Code that draws figures:
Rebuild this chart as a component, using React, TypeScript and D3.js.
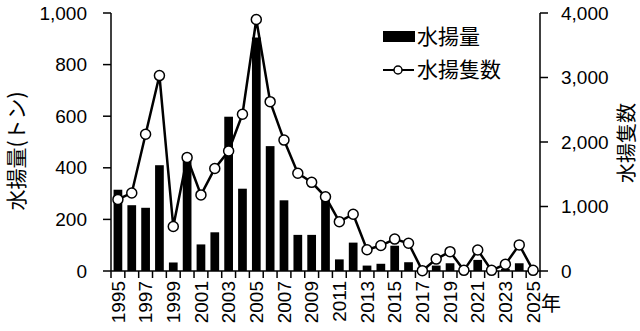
import React from "react";
import * as d3 from "d3";

const years: number[] = d3.range(1995, 2026);
const catch_t: number[] = [315, 255, 245, 410, 33, 455, 103, 150, 598, 319, 905, 484, 274, 140, 140, 278, 45, 110, 21, 28, 98, 34, 0, 21, 30, 0, 43, 0, 8, 30, 0];
const vessels: number[] = [1110, 1210, 2120, 3030, 690, 1760, 1180, 1590, 1860, 2430, 3900, 2625, 2030, 1515, 1375, 1150, 765, 880, 330, 395, 495, 430, 5, 185, 300, 10, 325, 10, 105, 405, 10];
const leftTicks: number[] = [0, 200, 400, 600, 800, 1000];
const rightTicks: number[] = [0, 1000, 2000, 3000, 4000];
const xLabelYears: number[] = d3.range(1995, 2026, 2);

const FONT = "'Liberation Sans', Arial, 'Noto Sans CJK JP', sans-serif";
const CJK = "'Noto Sans CJK JP', 'Liberation Sans', sans-serif";

export default function App() {
  const W = 640, H = 331;
  const left = 111, right = 540, top = 13, bottom = 271;
  const x = d3.scaleBand<number>().domain(years).range([left, right]).paddingInner(0.37).paddingOuter(0.185);
  const step = x.step();
  const yL = d3.scaleLinear().domain([0, 1000]).range([bottom, top]);
  const yR = d3.scaleLinear().domain([0, 4000]).range([bottom, top]);
  const cx = (yr: number) => (x(yr) as number) + x.bandwidth() / 2;
  const line = d3.line<number>().x((_, i) => cx(years[i])).y((v) => yR(v));
  const fmt = d3.format(",");
  const boundaries = d3.range(0, years.length + 1).map((i) => left + i * step);

  return (
    <svg width={W} height={H} style={{ position: "absolute", left: 0, top: 0, background: "#fff" }}>
      <rect x={0} y={0} width={W} height={H} fill="#fff" />
      {years.map((yr, i) => (
        <rect key={yr} x={x(yr)} y={yL(catch_t[i])} width={x.bandwidth()} height={bottom - yL(catch_t[i])} fill="#000" />
      ))}
      <line x1={left} x2={left} y1={top} y2={bottom} stroke="#000" strokeWidth={1.5} />
      <line x1={right} x2={right} y1={top} y2={bottom} stroke="#000" strokeWidth={1.5} />
      <line x1={left} x2={right} y1={bottom} y2={bottom} stroke="#000" strokeWidth={1.5} />
      {leftTicks.map((t) => (
        <g key={"l" + t}>
          <line x1={left - 8} x2={left} y1={yL(t)} y2={yL(t)} stroke="#000" strokeWidth={1.5} />
          <text x={87} y={yL(t)} dy="0.35em" textAnchor="end" fontFamily={FONT} fontSize={19} fill="#000">{fmt(t)}</text>
        </g>
      ))}
      {rightTicks.map((t) => (
        <g key={"r" + t}>
          <line x1={right} x2={right + 8} y1={yR(t)} y2={yR(t)} stroke="#000" strokeWidth={1.5} />
          <text x={561} y={yR(t)} dy="0.35em" textAnchor="start" fontFamily={FONT} fontSize={19} fill="#000">{fmt(t)}</text>
        </g>
      ))}
      {boundaries.map((b, i) => (
        <line key={"xt" + i} x1={b} x2={b} y1={bottom} y2={bottom + 7} stroke="#000" strokeWidth={1.5} />
      ))}
      {xLabelYears.map((yr) => (
        <text key={"xl" + yr} transform={`translate(${cx(yr)},281) rotate(-90)`} dy="0.35em" textAnchor="end" fontFamily={FONT} fontSize={19} fill="#000">{yr}</text>
      ))}
      <text x={541} y={304} dy="0.35em" fontFamily={CJK} fontSize={20} fill="#000">年</text>
      <path d={line(vessels) || ""} fill="none" stroke="#000" strokeWidth={2.5} />
      {years.map((yr, i) => (
        <circle key={"c" + yr} cx={cx(yr)} cy={yR(vessels[i])} r={5} fill="#fff" stroke="#000" strokeWidth={1.5} />
      ))}
      <text transform="translate(17,151) rotate(-90)" dy="0.35em" textAnchor="middle" fontFamily={CJK} fontSize={21} fill="#000">水揚量(トン)</text>
      <text transform="translate(627,143) rotate(-90)" dy="0.35em" textAnchor="middle" fontFamily={CJK} fontSize={20} fill="#000">水揚隻数</text>
      <rect x={383} y={31} width={32} height={11} fill="#000" />
      <text x={417} y={37} dy="0.35em" fontFamily={CJK} fontSize={21} fill="#000">水揚量</text>
      <line x1={383} x2={414} y1={70} y2={70} stroke="#000" strokeWidth={2} />
      <circle cx={398} cy={70} r={4} fill="#fff" stroke="#000" strokeWidth={1.5} />
      <text x={417} y={70} dy="0.35em" fontFamily={CJK} fontSize={21} fill="#000">水揚隻数</text>
    </svg>
  );
}
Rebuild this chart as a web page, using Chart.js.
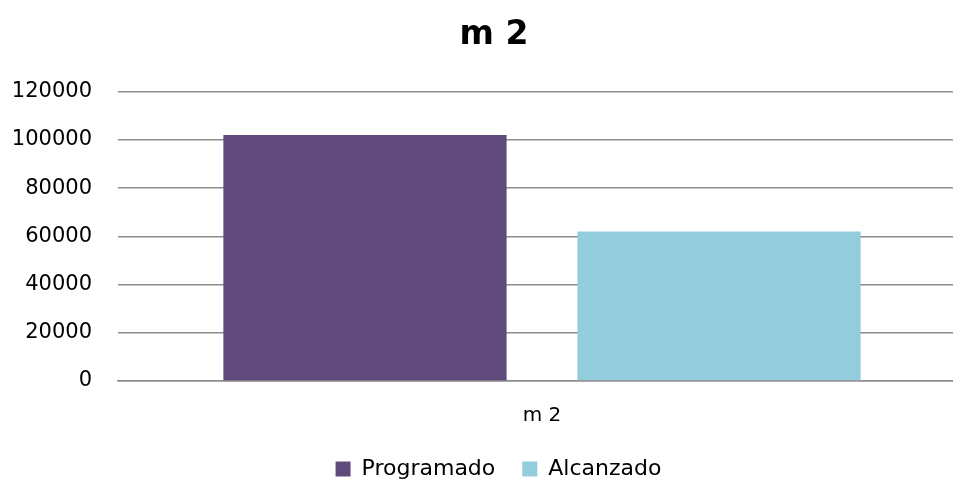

→ STATED PROBLEM
Exclude the pictures and repeat every other part of the records word for word.

→ RESPONSE TO THIS EXERCISE
Rebuild this chart as a component, using React, TypeScript and D3.js.
import React from "react";
import * as d3 from "d3";

const years: number[] = d3.range(1995, 2026);
const catch_t: number[] = [315, 255, 245, 410, 33, 455, 103, 150, 598, 319, 905, 484, 274, 140, 140, 278, 45, 110, 21, 28, 98, 34, 0, 21, 30, 0, 43, 0, 8, 30, 0];
const vessels: number[] = [1110, 1210, 2120, 3030, 690, 1760, 1180, 1590, 1860, 2430, 3900, 2625, 2030, 1515, 1375, 1150, 765, 880, 330, 395, 495, 430, 5, 185, 300, 10, 325, 10, 105, 405, 10];
const leftTicks: number[] = [0, 200, 400, 600, 800, 1000];
const rightTicks: number[] = [0, 1000, 2000, 3000, 4000];
const xLabelYears: number[] = d3.range(1995, 2026, 2);

const FONT = "'Liberation Sans', Arial, 'Noto Sans CJK JP', sans-serif";
const CJK = "'Noto Sans CJK JP', 'Liberation Sans', sans-serif";

export default function App() {
  const W = 640, H = 331;
  const left = 111, right = 540, top = 13, bottom = 271;
  const x = d3.scaleBand<number>().domain(years).range([left, right]).paddingInner(0.37).paddingOuter(0.185);
  const step = x.step();
  const yL = d3.scaleLinear().domain([0, 1000]).range([bottom, top]);
  const yR = d3.scaleLinear().domain([0, 4000]).range([bottom, top]);
  const cx = (yr: number) => (x(yr) as number) + x.bandwidth() / 2;
  const line = d3.line<number>().x((_, i) => cx(years[i])).y((v) => yR(v));
  const fmt = d3.format(",");
  const boundaries = d3.range(0, years.length + 1).map((i) => left + i * step);

  return (
    <svg width={W} height={H} style={{ position: "absolute", left: 0, top: 0, background: "#fff" }}>
      <rect x={0} y={0} width={W} height={H} fill="#fff" />
      {years.map((yr, i) => (
        <rect key={yr} x={x(yr)} y={yL(catch_t[i])} width={x.bandwidth()} height={bottom - yL(catch_t[i])} fill="#000" />
      ))}
      <line x1={left} x2={left} y1={top} y2={bottom} stroke="#000" strokeWidth={1.5} />
      <line x1={right} x2={right} y1={top} y2={bottom} stroke="#000" strokeWidth={1.5} />
      <line x1={left} x2={right} y1={bottom} y2={bottom} stroke="#000" strokeWidth={1.5} />
      {leftTicks.map((t) => (
        <g key={"l" + t}>
          <line x1={left - 8} x2={left} y1={yL(t)} y2={yL(t)} stroke="#000" strokeWidth={1.5} />
          <text x={87} y={yL(t)} dy="0.35em" textAnchor="end" fontFamily={FONT} fontSize={19} fill="#000">{fmt(t)}</text>
        </g>
      ))}
      {rightTicks.map((t) => (
        <g key={"r" + t}>
          <line x1={right} x2={right + 8} y1={yR(t)} y2={yR(t)} stroke="#000" strokeWidth={1.5} />
          <text x={561} y={yR(t)} dy="0.35em" textAnchor="start" fontFamily={FONT} fontSize={19} fill="#000">{fmt(t)}</text>
        </g>
      ))}
      {boundaries.map((b, i) => (
        <line key={"xt" + i} x1={b} x2={b} y1={bottom} y2={bottom + 7} stroke="#000" strokeWidth={1.5} />
      ))}
      {xLabelYears.map((yr) => (
        <text key={"xl" + yr} transform={`translate(${cx(yr)},281) rotate(-90)`} dy="0.35em" textAnchor="end" fontFamily={FONT} fontSize={19} fill="#000">{yr}</text>
      ))}
      <text x={541} y={304} dy="0.35em" fontFamily={CJK} fontSize={20} fill="#000">年</text>
      <path d={line(vessels) || ""} fill="none" stroke="#000" strokeWidth={2.5} />
      {years.map((yr, i) => (
        <circle key={"c" + yr} cx={cx(yr)} cy={yR(vessels[i])} r={5} fill="#fff" stroke="#000" strokeWidth={1.5} />
      ))}
      <text transform="translate(17,151) rotate(-90)" dy="0.35em" textAnchor="middle" fontFamily={CJK} fontSize={21} fill="#000">水揚量(トン)</text>
      <text transform="translate(627,143) rotate(-90)" dy="0.35em" textAnchor="middle" fontFamily={CJK} fontSize={20} fill="#000">水揚隻数</text>
      <rect x={383} y={31} width={32} height={11} fill="#000" />
      <text x={417} y={37} dy="0.35em" fontFamily={CJK} fontSize={21} fill="#000">水揚量</text>
      <line x1={383} x2={414} y1={70} y2={70} stroke="#000" strokeWidth={2} />
      <circle cx={398} cy={70} r={4} fill="#fff" stroke="#000" strokeWidth={1.5} />
      <text x={417} y={70} dy="0.35em" fontFamily={CJK} fontSize={21} fill="#000">水揚隻数</text>
    </svg>
  );
}
Rebuild this chart as a web page, using Chart.js.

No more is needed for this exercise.